Without the pictures, can you quote each line below exactly?

* RECORDS SHOWN:
********************

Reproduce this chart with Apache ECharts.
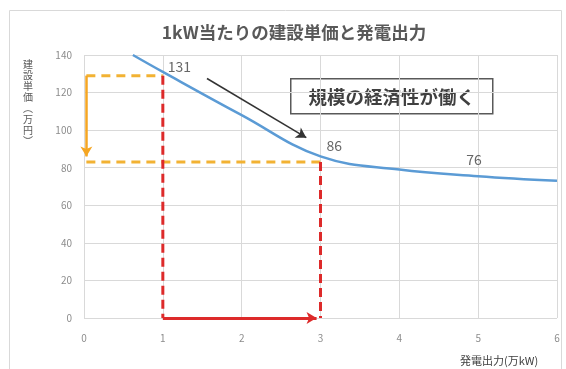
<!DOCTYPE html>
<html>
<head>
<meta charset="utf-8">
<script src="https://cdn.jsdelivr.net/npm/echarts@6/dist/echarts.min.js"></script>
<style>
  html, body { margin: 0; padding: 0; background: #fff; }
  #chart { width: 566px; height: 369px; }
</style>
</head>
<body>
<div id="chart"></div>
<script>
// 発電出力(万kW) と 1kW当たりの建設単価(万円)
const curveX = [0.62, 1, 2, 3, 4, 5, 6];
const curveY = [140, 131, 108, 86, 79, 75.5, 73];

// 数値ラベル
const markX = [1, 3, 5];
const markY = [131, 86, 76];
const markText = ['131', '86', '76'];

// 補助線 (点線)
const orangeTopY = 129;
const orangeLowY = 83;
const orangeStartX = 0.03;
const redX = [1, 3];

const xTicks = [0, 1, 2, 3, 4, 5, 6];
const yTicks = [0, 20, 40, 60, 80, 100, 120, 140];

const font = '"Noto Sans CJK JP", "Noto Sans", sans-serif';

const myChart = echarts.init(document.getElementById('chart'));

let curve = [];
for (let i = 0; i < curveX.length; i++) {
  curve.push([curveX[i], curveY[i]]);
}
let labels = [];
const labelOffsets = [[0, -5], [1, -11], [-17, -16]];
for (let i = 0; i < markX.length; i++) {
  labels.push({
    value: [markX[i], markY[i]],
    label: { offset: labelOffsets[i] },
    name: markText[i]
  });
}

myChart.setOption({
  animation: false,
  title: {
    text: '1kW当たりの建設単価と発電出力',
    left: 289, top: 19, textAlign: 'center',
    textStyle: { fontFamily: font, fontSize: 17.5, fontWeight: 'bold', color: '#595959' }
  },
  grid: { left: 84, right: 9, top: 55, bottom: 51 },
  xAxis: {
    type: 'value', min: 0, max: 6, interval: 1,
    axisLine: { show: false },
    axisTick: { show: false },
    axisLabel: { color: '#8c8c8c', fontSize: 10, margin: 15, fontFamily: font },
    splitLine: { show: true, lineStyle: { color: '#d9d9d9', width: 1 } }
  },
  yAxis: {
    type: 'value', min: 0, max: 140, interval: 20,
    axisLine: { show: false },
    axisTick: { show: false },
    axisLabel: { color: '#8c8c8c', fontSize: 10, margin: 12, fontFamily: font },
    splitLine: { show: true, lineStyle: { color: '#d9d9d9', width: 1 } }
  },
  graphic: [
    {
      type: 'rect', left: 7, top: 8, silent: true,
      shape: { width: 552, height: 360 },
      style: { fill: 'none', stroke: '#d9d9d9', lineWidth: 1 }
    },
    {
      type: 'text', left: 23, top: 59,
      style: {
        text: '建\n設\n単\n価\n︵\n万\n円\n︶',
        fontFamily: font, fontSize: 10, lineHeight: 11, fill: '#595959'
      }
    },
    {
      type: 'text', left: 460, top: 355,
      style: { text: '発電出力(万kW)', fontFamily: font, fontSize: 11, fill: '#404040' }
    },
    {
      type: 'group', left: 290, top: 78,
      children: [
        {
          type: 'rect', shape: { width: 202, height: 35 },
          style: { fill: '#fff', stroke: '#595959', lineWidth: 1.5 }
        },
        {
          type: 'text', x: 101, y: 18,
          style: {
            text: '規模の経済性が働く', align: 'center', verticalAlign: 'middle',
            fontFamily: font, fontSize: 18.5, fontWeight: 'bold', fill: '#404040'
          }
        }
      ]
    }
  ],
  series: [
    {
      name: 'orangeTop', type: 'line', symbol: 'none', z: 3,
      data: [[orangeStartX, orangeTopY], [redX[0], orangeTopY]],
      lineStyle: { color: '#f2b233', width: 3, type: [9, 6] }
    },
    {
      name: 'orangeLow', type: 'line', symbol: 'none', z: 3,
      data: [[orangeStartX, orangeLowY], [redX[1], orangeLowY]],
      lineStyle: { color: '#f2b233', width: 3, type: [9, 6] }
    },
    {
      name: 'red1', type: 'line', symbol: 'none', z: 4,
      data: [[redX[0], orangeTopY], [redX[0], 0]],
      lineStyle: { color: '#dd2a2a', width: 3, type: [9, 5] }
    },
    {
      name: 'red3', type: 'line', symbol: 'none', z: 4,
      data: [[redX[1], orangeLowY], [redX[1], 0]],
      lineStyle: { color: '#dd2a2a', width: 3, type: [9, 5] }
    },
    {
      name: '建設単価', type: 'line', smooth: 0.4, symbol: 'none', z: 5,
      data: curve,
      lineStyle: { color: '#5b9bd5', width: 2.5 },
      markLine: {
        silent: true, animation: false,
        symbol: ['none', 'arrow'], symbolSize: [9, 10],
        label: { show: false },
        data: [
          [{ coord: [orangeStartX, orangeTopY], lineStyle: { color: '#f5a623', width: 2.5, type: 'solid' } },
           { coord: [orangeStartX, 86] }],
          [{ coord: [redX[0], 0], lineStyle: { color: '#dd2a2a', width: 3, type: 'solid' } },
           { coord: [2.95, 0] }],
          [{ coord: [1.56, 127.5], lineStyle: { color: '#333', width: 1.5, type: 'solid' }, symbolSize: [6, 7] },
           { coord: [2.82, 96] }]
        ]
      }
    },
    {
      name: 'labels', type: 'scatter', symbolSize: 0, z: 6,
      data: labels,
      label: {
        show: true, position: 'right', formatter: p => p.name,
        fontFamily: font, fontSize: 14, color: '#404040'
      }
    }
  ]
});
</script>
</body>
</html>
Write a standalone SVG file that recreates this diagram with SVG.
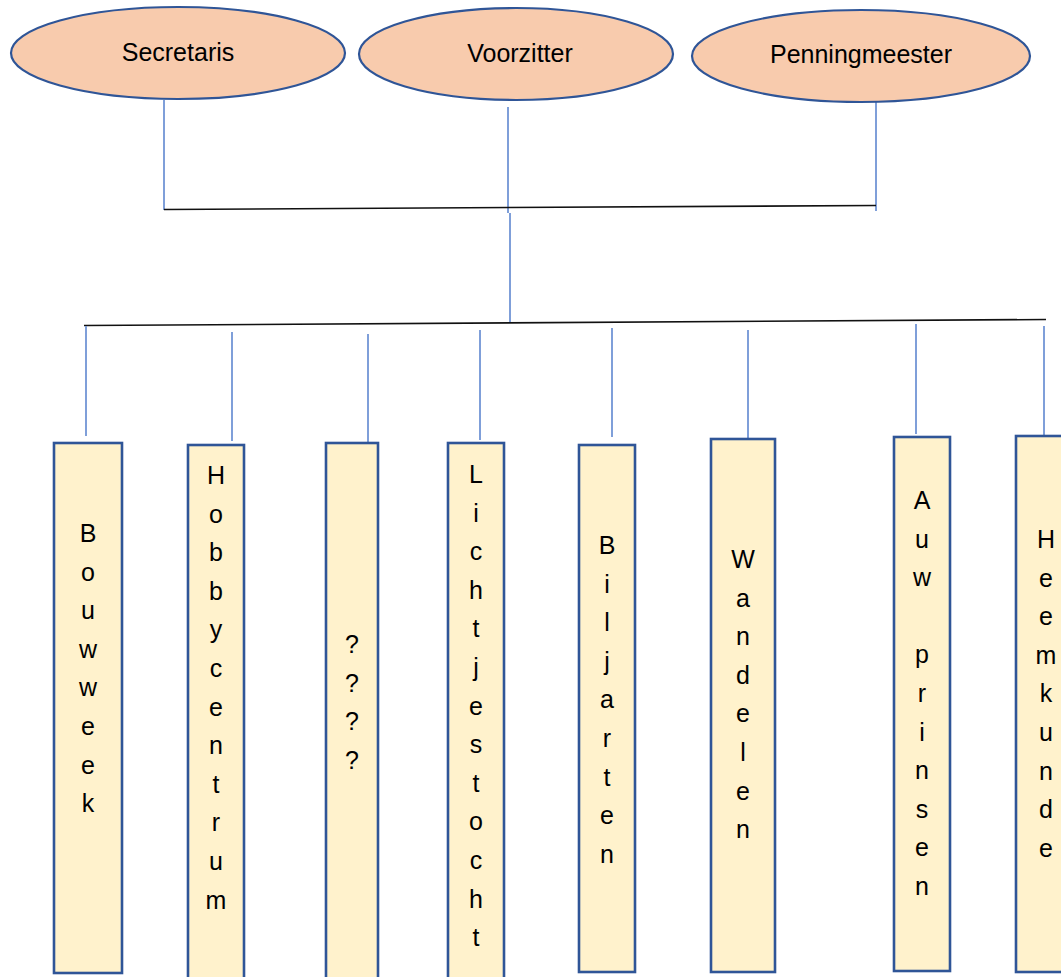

********************

* TASK SOLUTION:
Reproduce this chart with Apache ECharts.
<!DOCTYPE html>
<html>
<head>
<meta charset="utf-8">
<script src="https://cdn.jsdelivr.net/npm/echarts@6/dist/echarts.min.js"></script>
<style>
  html, body { margin: 0; padding: 0; background: #fff; }
  #chart { width: 566px; height: 369px; }
</style>
</head>
<body>
<div id="chart"></div>
<script>
// 発電出力(万kW) と 1kW当たりの建設単価(万円)
const curveX = [0.62, 1, 2, 3, 4, 5, 6];
const curveY = [140, 131, 108, 86, 79, 75.5, 73];

// 数値ラベル
const markX = [1, 3, 5];
const markY = [131, 86, 76];
const markText = ['131', '86', '76'];

// 補助線 (点線)
const orangeTopY = 129;
const orangeLowY = 83;
const orangeStartX = 0.03;
const redX = [1, 3];

const xTicks = [0, 1, 2, 3, 4, 5, 6];
const yTicks = [0, 20, 40, 60, 80, 100, 120, 140];

const font = '"Noto Sans CJK JP", "Noto Sans", sans-serif';

const myChart = echarts.init(document.getElementById('chart'));

let curve = [];
for (let i = 0; i < curveX.length; i++) {
  curve.push([curveX[i], curveY[i]]);
}
let labels = [];
const labelOffsets = [[0, -5], [1, -11], [-17, -16]];
for (let i = 0; i < markX.length; i++) {
  labels.push({
    value: [markX[i], markY[i]],
    label: { offset: labelOffsets[i] },
    name: markText[i]
  });
}

myChart.setOption({
  animation: false,
  title: {
    text: '1kW当たりの建設単価と発電出力',
    left: 289, top: 19, textAlign: 'center',
    textStyle: { fontFamily: font, fontSize: 17.5, fontWeight: 'bold', color: '#595959' }
  },
  grid: { left: 84, right: 9, top: 55, bottom: 51 },
  xAxis: {
    type: 'value', min: 0, max: 6, interval: 1,
    axisLine: { show: false },
    axisTick: { show: false },
    axisLabel: { color: '#8c8c8c', fontSize: 10, margin: 15, fontFamily: font },
    splitLine: { show: true, lineStyle: { color: '#d9d9d9', width: 1 } }
  },
  yAxis: {
    type: 'value', min: 0, max: 140, interval: 20,
    axisLine: { show: false },
    axisTick: { show: false },
    axisLabel: { color: '#8c8c8c', fontSize: 10, margin: 12, fontFamily: font },
    splitLine: { show: true, lineStyle: { color: '#d9d9d9', width: 1 } }
  },
  graphic: [
    {
      type: 'rect', left: 7, top: 8, silent: true,
      shape: { width: 552, height: 360 },
      style: { fill: 'none', stroke: '#d9d9d9', lineWidth: 1 }
    },
    {
      type: 'text', left: 23, top: 59,
      style: {
        text: '建\n設\n単\n価\n︵\n万\n円\n︶',
        fontFamily: font, fontSize: 10, lineHeight: 11, fill: '#595959'
      }
    },
    {
      type: 'text', left: 460, top: 355,
      style: { text: '発電出力(万kW)', fontFamily: font, fontSize: 11, fill: '#404040' }
    },
    {
      type: 'group', left: 290, top: 78,
      children: [
        {
          type: 'rect', shape: { width: 202, height: 35 },
          style: { fill: '#fff', stroke: '#595959', lineWidth: 1.5 }
        },
        {
          type: 'text', x: 101, y: 18,
          style: {
            text: '規模の経済性が働く', align: 'center', verticalAlign: 'middle',
            fontFamily: font, fontSize: 18.5, fontWeight: 'bold', fill: '#404040'
          }
        }
      ]
    }
  ],
  series: [
    {
      name: 'orangeTop', type: 'line', symbol: 'none', z: 3,
      data: [[orangeStartX, orangeTopY], [redX[0], orangeTopY]],
      lineStyle: { color: '#f2b233', width: 3, type: [9, 6] }
    },
    {
      name: 'orangeLow', type: 'line', symbol: 'none', z: 3,
      data: [[orangeStartX, orangeLowY], [redX[1], orangeLowY]],
      lineStyle: { color: '#f2b233', width: 3, type: [9, 6] }
    },
    {
      name: 'red1', type: 'line', symbol: 'none', z: 4,
      data: [[redX[0], orangeTopY], [redX[0], 0]],
      lineStyle: { color: '#dd2a2a', width: 3, type: [9, 5] }
    },
    {
      name: 'red3', type: 'line', symbol: 'none', z: 4,
      data: [[redX[1], orangeLowY], [redX[1], 0]],
      lineStyle: { color: '#dd2a2a', width: 3, type: [9, 5] }
    },
    {
      name: '建設単価', type: 'line', smooth: 0.4, symbol: 'none', z: 5,
      data: curve,
      lineStyle: { color: '#5b9bd5', width: 2.5 },
      markLine: {
        silent: true, animation: false,
        symbol: ['none', 'arrow'], symbolSize: [9, 10],
        label: { show: false },
        data: [
          [{ coord: [orangeStartX, orangeTopY], lineStyle: { color: '#f5a623', width: 2.5, type: 'solid' } },
           { coord: [orangeStartX, 86] }],
          [{ coord: [redX[0], 0], lineStyle: { color: '#dd2a2a', width: 3, type: 'solid' } },
           { coord: [2.95, 0] }],
          [{ coord: [1.56, 127.5], lineStyle: { color: '#333', width: 1.5, type: 'solid' }, symbolSize: [6, 7] },
           { coord: [2.82, 96] }]
        ]
      }
    },
    {
      name: 'labels', type: 'scatter', symbolSize: 0, z: 6,
      data: labels,
      label: {
        show: true, position: 'right', formatter: p => p.name,
        fontFamily: font, fontSize: 14, color: '#404040'
      }
    }
  ]
});
</script>
</body>
</html>
Write a standalone SVG file that recreates this diagram with SVG.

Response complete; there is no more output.